|December 5, 2013|
Previously published on December 2, 2013
The Supreme Court will review two of the numerous lawsuits challenging the Affordable Care Act’s (ACA) requirement that group health plans and insurers cover, without cost-sharing, contraceptives and/or abortifacients (the “Contraceptive Mandate”). The plaintiffs in these suits are secular, for-profit corporations and their owners, and they assert that being forced to comply with the Contraceptive Mandate would violate their First Amendment religious rights and would also violate the Religious Freedoms Restoration Act (“RFRA”).
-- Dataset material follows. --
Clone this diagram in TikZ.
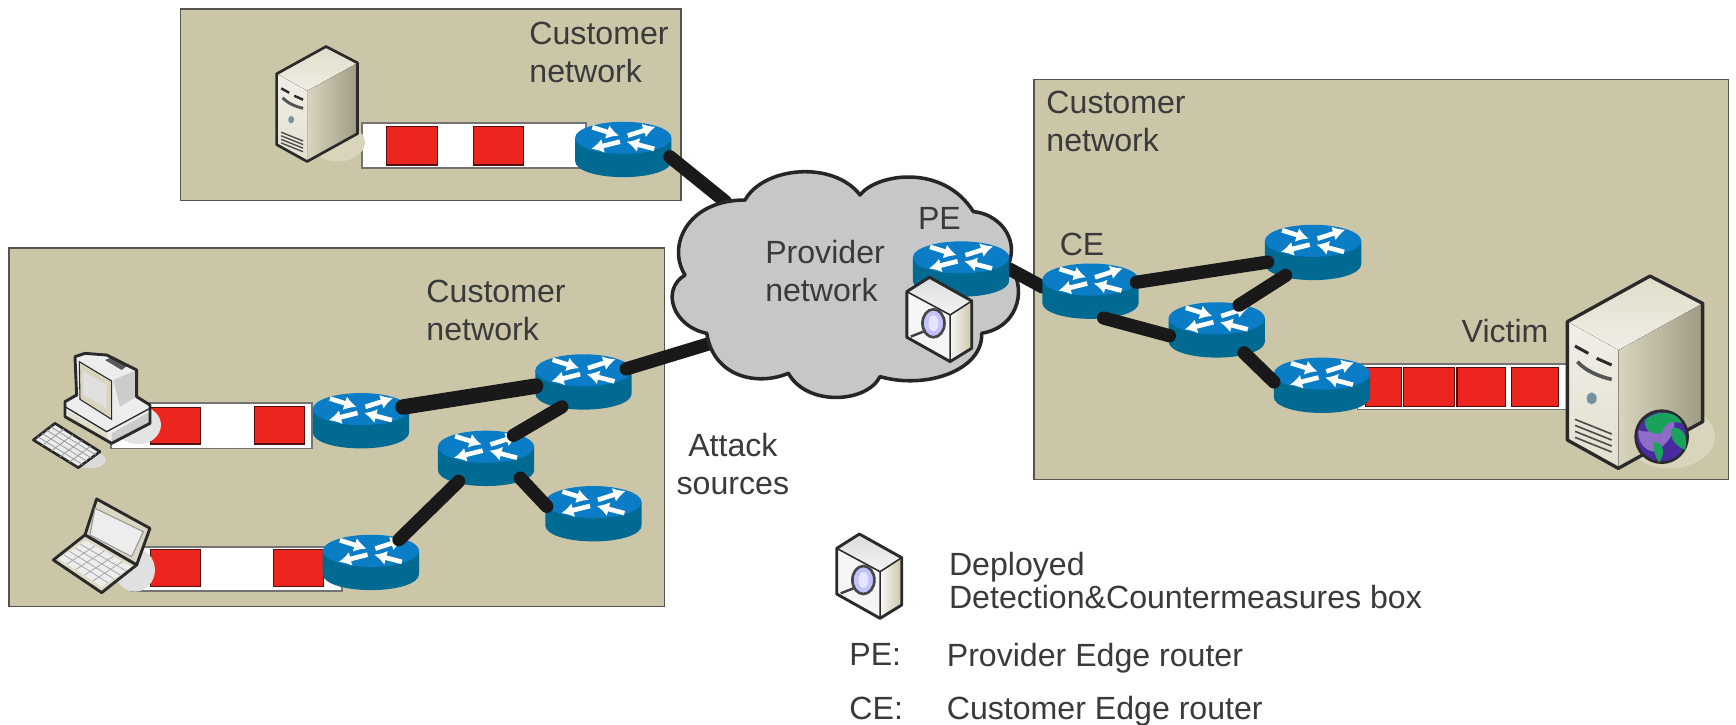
\documentclass[tikz,border=0pt]{standalone}
\usepackage{fontspec}
\setmainfont{Liberation Sans}
\usetikzlibrary{shapes.geometric,arrows.meta}
\definecolor{netfill}{HTML}{CCC6A8}
\definecolor{netline}{HTML}{55554D}
\definecolor{txtgray}{HTML}{3A3A3A}
\definecolor{rtop}{HTML}{0B7CC6}
\definecolor{rside}{HTML}{006A93}
\definecolor{qred}{HTML}{EC261E}
\definecolor{cloudfill}{HTML}{C6C7C9}
\definecolor{shadowc}{HTML}{D9D4BC}
\definecolor{iconline}{HTML}{2A2A2A}
\definecolor{globeblue}{HTML}{4A2AA0}
\definecolor{globepurple}{HTML}{8E6CC8}
\definecolor{globegreen}{HTML}{1AA25C}
\tikzset{
  netbox/.style={fill=netfill,draw=netline,line width=1.3pt},
  queuebar/.style={fill=white,draw=gray!90!black,line width=1.5pt},
  pkt/.style={fill=qred,draw=black!65!qred,line width=1pt},
  lbl/.style={font=\fontsize{29}{34}\selectfont,text=txtgray,inner sep=0pt,anchor=north west,align=left},
  rnode/.style={shape=ellipse,minimum width=87pt,minimum height=50pt,inner sep=0pt},
  lnk/.style={draw=black!90,line width=12pt,line cap=round},
  lnkb/.style={draw=black!90,line width=14pt,line cap=round},
  rarrow/.style={draw=white,line width=4.2pt,-{Latex[length=11pt,width=13pt]}},
  routerpic/.pic={
    \fill[rside] (-43.5,10.5) .. controls (-43.5,19) and (-24,25) .. (0,25) .. controls (24,25) and (43.5,19) .. (43.5,10.5) -- (43.5,-10.5) -- (-43.5,-10.5) -- cycle;
    \fill[rtop] (-43.5,-10.5) .. controls (-43.5,-18.5) and (-24,-25) .. (0,-25) .. controls (24,-25) and (43.5,-18.5) .. (43.5,-10.5) .. controls (43.5,-2.5) and (24,4) .. (0,4) .. controls (-24,4) and (-43.5,-2.5) .. (-43.5,-10.5) -- cycle;
    \draw[rarrow] (-28,-20) -- (-4,-12.5);
    \draw[rarrow] (4,-12.5) -- (29,-20.5);
    \draw[rarrow] (-3,-7) -- (-29,-0.5);
    \draw[rarrow] (28,-0.5) -- (3,-7);
  }
}
% large server, drawn in zoom units
\newcommand{\serverIcon}[1]{%
  \fill[shadowc] (360,530) ellipse[x radius=135,y radius=95];
  \fill[left color=netfill!75!white,middle color=white!55!netfill,right color=netfill!78!black] (205,270) -- (458,130) -- (458,485) -- (205,625) -- cycle;
  \fill[top color=white!40!netfill,bottom color=white!70!netfill] (52,185) -- (300,48) -- (458,130) -- (205,270) -- cycle;
  \fill[top color=white!72!netfill,bottom color=white!45!netfill] (52,185) -- (205,270) -- (205,625) -- (52,540) -- cycle;
  \draw[iconline,line width=#1pt,line join=round] (300,48) -- (458,130) -- (458,485) -- (205,625) -- (52,540) -- (52,185) -- cycle;
  \draw[iconline,line width=#1*0.9pt] (75,258) -- (115,280) (140,295) -- (185,315);
  \draw[iconline!80,line width=#1*1.1pt] (82,305) .. controls (110,335) and (150,350) .. (185,358);
  \fill[black!30!cyan!40!gray] (125,415) ellipse[x radius=15,y radius=18];
  \foreach \yy in {0,18,36,54} \draw[iconline!85,line width=#1*0.5pt] (75,{478+\yy}) -- (185,{522+\yy});
}
% detection box, zoom units
\newcommand{\detectBox}{%
  \fill[top color=black!14,bottom color=black!4] (50,85) -- (118,42) -- (245,113) -- (180,155) -- cycle;
  \fill[black!4] (50,85) -- (180,155) -- (180,295) -- (50,222) -- cycle;
  \fill[left color=black!3,right color=netfill] (180,155) -- (245,113) -- (245,255) -- (180,295) -- cycle;
  \draw[iconline,line width=2.6pt,line join=round] (50,85) -- (118,42) -- (245,113) -- (245,255) -- (180,295) -- (50,222) -- cycle;
  \draw[iconline,line width=1.4pt] (50,85) -- (180,155) -- (180,295) (180,155) -- (245,113);
  \draw[black!75,line width=2.2pt] (100,205) -- (62,220);
  \fill[blue!24!white,draw=black!72,line width=2.4pt] (130,180) ellipse[x radius=33,y radius=42];
  \fill[blue!10!white] (130,180) ellipse[x radius=15,y radius=24];
}
\begin{document}
\begin{tikzpicture}[x=1pt,y=-1pt]
\useasboundingbox (0,0) rectangle (1568,654.8);
\fill[white] (0,0) rectangle (1568,654.8);
% customer network areas
\draw[netbox] (163,8) rectangle (615,181);
\draw[netbox] (8,224) rectangle (600,548);
\draw[netbox] (934,72) rectangle (1561,433);
% queues
\draw[queuebar] (327,111) rectangle (529,152);
\draw[pkt] (349,114) rectangle (395,149);
\draw[pkt] (428,114) rectangle (473,149);
\draw[queuebar] (100,364) rectangle (282,405);
\draw[pkt] (136,368) rectangle (181,401);
\draw[pkt] (230,367) rectangle (275,401);
\draw[queuebar] (119,494) rectangle (309,534);
\draw[pkt] (136,496) rectangle (181,530);
\draw[pkt] (247,496) rectangle (292,530);
\draw[queuebar] (1226,329) rectangle (1420,370);
\draw[pkt] (1233,332) rectangle (1266,367);
\draw[pkt] (1268,332) rectangle (1314,367);
\draw[pkt] (1316,332) rectangle (1360,367);
\draw[pkt] (1365,332) rectangle (1408,367);
% servers
\begin{scope}[shift={(240.5,33.4)},x=0.18pt,y=-0.18pt]
  \serverIcon{2.4}
\end{scope}
\begin{scope}[shift={(1400,234.9)},x=0.301pt,y=-0.301pt]
  \serverIcon{3}
  \fill[globeblue,draw=iconline,line width=2.4pt] (335,530) circle[radius=78];
  \fill[globepurple] (265,510) .. controls (300,525) and (330,500) .. (370,480) .. controls (385,510) and (350,560) .. (310,575) .. controls (280,570) and (262,540) .. (265,510) -- cycle;
  \fill[globegreen] (285,480) .. controls (325,445) and (385,455) .. (395,490) .. controls (360,480) and (345,490) .. (335,520) .. controls (305,525) and (280,510) .. (285,480) -- cycle;
  \fill[globegreen] (365,505) .. controls (395,495) and (418,530) .. (405,570) .. controls (385,560) and (355,540) .. (365,505) -- cycle;
  \fill[globegreen] (312,545) .. controls (345,550) and (345,580) .. (328,608) .. controls (315,590) and (308,565) .. (312,545) -- cycle;
\end{scope}
% desktop PC
\begin{scope}[shift={(0,271)},x=0.301pt,y=-0.301pt]
  \fill[black!11!white] (415,375) ellipse[x radius=68,y radius=58];
  \fill[black!14!white] (270,480) ellipse[x radius=48,y radius=25];
  \fill[black!7] (225,170) -- (255,160) -- (320,165) -- (410,210) -- (410,290) -- (450,315) -- (450,370) -- (335,430) -- (195,350) -- (195,305) -- (230,285) -- cycle;
  \fill[netfill!75!white,draw=iconline,line width=1pt] (238,185) -- (335,243) -- (335,358) -- (240,298) -- cycle;
  \fill[black!12] (250,215) -- (320,255) -- (320,325) -- (250,285) -- cycle;
  \fill[black!65] (315,180) -- (340,170) -- (385,195) -- (365,210) -- cycle;
  \fill[black!20] (340,240) -- (410,210) -- (410,290) -- (360,320) -- cycle;
  \fill[black!20] (335,400) -- (450,335) -- (450,370) -- (335,430) -- cycle;
  \fill[netfill!60!white] (205,335) -- (320,398) -- (325,420) -- (205,350) -- cycle;
  \draw[iconline,line width=1.2pt] (195,320) -- (320,395) -- (450,325);
  \draw[iconline,line width=2.6pt,line join=round] (225,170) -- (255,160) -- (320,165) -- (410,210) -- (410,290) -- (450,315) -- (450,370) -- (335,430) -- (195,350) -- (195,305) -- (230,285) -- cycle;
  \fill[black!8,draw=iconline,line width=2.4pt,line join=round] (165,370) -- (300,455) -- (235,503) -- (100,420) -- cycle;
  \foreach \tt in {0.2,0.4,0.6,0.8} {
    \draw[black!40,line width=0.7pt] ({165+135*\tt},{370+85*\tt}) -- ({100+135*\tt},{420+83*\tt});
    \draw[black!40,line width=0.7pt] ({165-65*\tt},{370+50*\tt}) -- ({300-65*\tt},{455+48*\tt});
  }
\end{scope}
% laptop
\begin{scope}[shift={(0,271)},x=0.301pt,y=-0.301pt]
  \fill[black!12!white] (405,810) ellipse[x radius=60,y radius=65];
  \fill[netfill!70!white,draw=iconline,line width=2.6pt,line join=round] (290,597) -- (450,685) -- (410,795) -- (255,705) -- cycle;
  \fill[black!7,draw=black!40,line width=1pt] (285,625) -- (430,695) -- (395,770) -- (270,705) -- cycle;
  \fill[netfill!65!white,draw=iconline,line width=2.6pt,line join=round] (255,705) -- (410,795) -- (305,878) -- (160,780) -- cycle;
  \fill[black!7] (258,722) -- (395,800) -- (305,860) -- (175,775) -- cycle;
  \foreach \tt in {0.2,0.4,0.6,0.8} {
    \draw[black!35,line width=0.7pt] ({258+137*\tt},{722+78*\tt}) -- ({175+130*\tt},{775+85*\tt});
    \draw[black!35,line width=0.7pt] ({258-83*\tt},{722+53*\tt}) -- ({395-90*\tt},{800+60*\tt});
  }
\end{scope}
% routers (named)
\node[rnode] (A) at (563,135) {};
\node[rnode] (B) at (326,380) {};
\node[rnode] (C) at (527,345) {};
\node[rnode] (D) at (439,414) {};
\node[rnode] (E) at (536,464) {};
\node[rnode] (F) at (335,508) {};
\node[rnode] (PE) at (868,243) {};
\node[rnode] (CE) at (985,263) {};
\node[rnode] (G) at (1186,228) {};
\node[rnode] (H) at (1099,298) {};
\node[rnode] (I) at (1194,348) {};
\coordinate (cloudA) at (655,182);
\coordinate (cloudC) at (642,310);
\foreach \rr in {A,B,C,D,E,F,G,H,I} \pic at (\rr) {routerpic};
\draw[lnk] (A.-9) -- (cloudA);
\draw[lnk] (C.17) -- (cloudC);
% cloud
\begin{scope}[shift={(596.2,135.5)},x=0.301pt,y=-0.301pt]
  \draw[fill=cloudfill,draw=black!85,line width=3.2pt,line join=round]
    (255,150) .. controls (310,50) and (520,30) .. (600,135)
    .. controls (650,70) and (850,40) .. (940,185)
    .. controls (1010,190) and (1080,260) .. (1045,345)
    .. controls (1100,400) and (1085,530) .. (965,550)
    .. controls (970,660) and (800,720) .. (660,680)
    .. controls (620,760) and (440,770) .. (385,670)
    .. controls (290,710) and (160,680) .. (140,550)
    .. controls (40,530) and (0,420) .. (75,375)
    .. controls (20,290) and (80,150) .. (255,150) -- cycle;
\end{scope}
\draw[lnk] (PE.0) -- (CE.175);
\pic at (PE) {routerpic};
\pic at (CE) {routerpic};
\draw[lnkb] (B.18) -- (C.185);
\draw[lnk] (C.229) -- (D.40);
\draw[lnk] (D.-30) -- (E.171);
\draw[lnk] (D.220) -- (F.39);
\draw[lnk] (CE.11) -- (G.192);
\draw[lnk] (G.220) -- (H.48);
\draw[lnk] (CE.-64) -- (H.187);
\draw[lnk] (H.-40) -- (I.176);
% detection boxes
\begin{scope}[shift={(804,237.8)},x=0.301pt,y=-0.301pt]\detectBox\end{scope}
\begin{scope}[shift={(740.7,469.7)},x=0.301pt,y=-0.301pt]\detectBox\end{scope}
% labels
\node[lbl] (t1) at (478,20) {Customer\\network};
\node[lbl] (t2) at (945,82) {Customer\\network};
\node[lbl] (t3) at (385,253) {Customer\\network};
\node[lbl] (t4) at (691,217) {Provider\\network};
\node[lbl] (t5) at (829,187) {PE};
\node[lbl] (t6) at (957,210) {CE};
\node[lbl] (t7) at (1320,288) {Victim};
\node[lbl,align=center] (t8) at (611,391) {Attack\\sources};
\node[lbl,font=\fontsize{29}{29}\selectfont] (t9) at (857,499) {Deployed\\Detection\&Countermeasures box};
\node[lbl] (t10) at (767,581) {PE:};
\node[lbl] (t11) at (855,581) {Provider Edge router};
\node[lbl] (t12) at (767,629) {CE:};
\node[lbl] (t13) at (855,629) {Customer Edge router};
\end{tikzpicture}
\end{document}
All courts addressing the various Contraceptive Mandate suits have struggled with the issue of whether secular, for-profit corporations are covered under either the First Amendment or RFRA (which generally prohibits federal law from imposing a burden on any “person’s” religious freedom). This year, a circuit split developed: the Seventh, Tenth, and D.C. Circuits adopted a “pass through” theory that allowed the corporations to assert the free exercise rights of their owners, and held that the Contraceptive Mandate places a substantial burden on the plaintiffs’ religious freedoms. The Third and Sixth Circuits, in contrast, have rejected the argument that secular, for-profit corporations can exercise religion, and have held that the owners are not burdened since it is the corporation, not the owners, who would be funding this coverage.
The Supreme Court is likely to schedule oral argument for March, and a ruling is expected in June. Because the Court will address the religious rights of for-profit corporations, the ruling may have significance beyond the Affordable Care Act.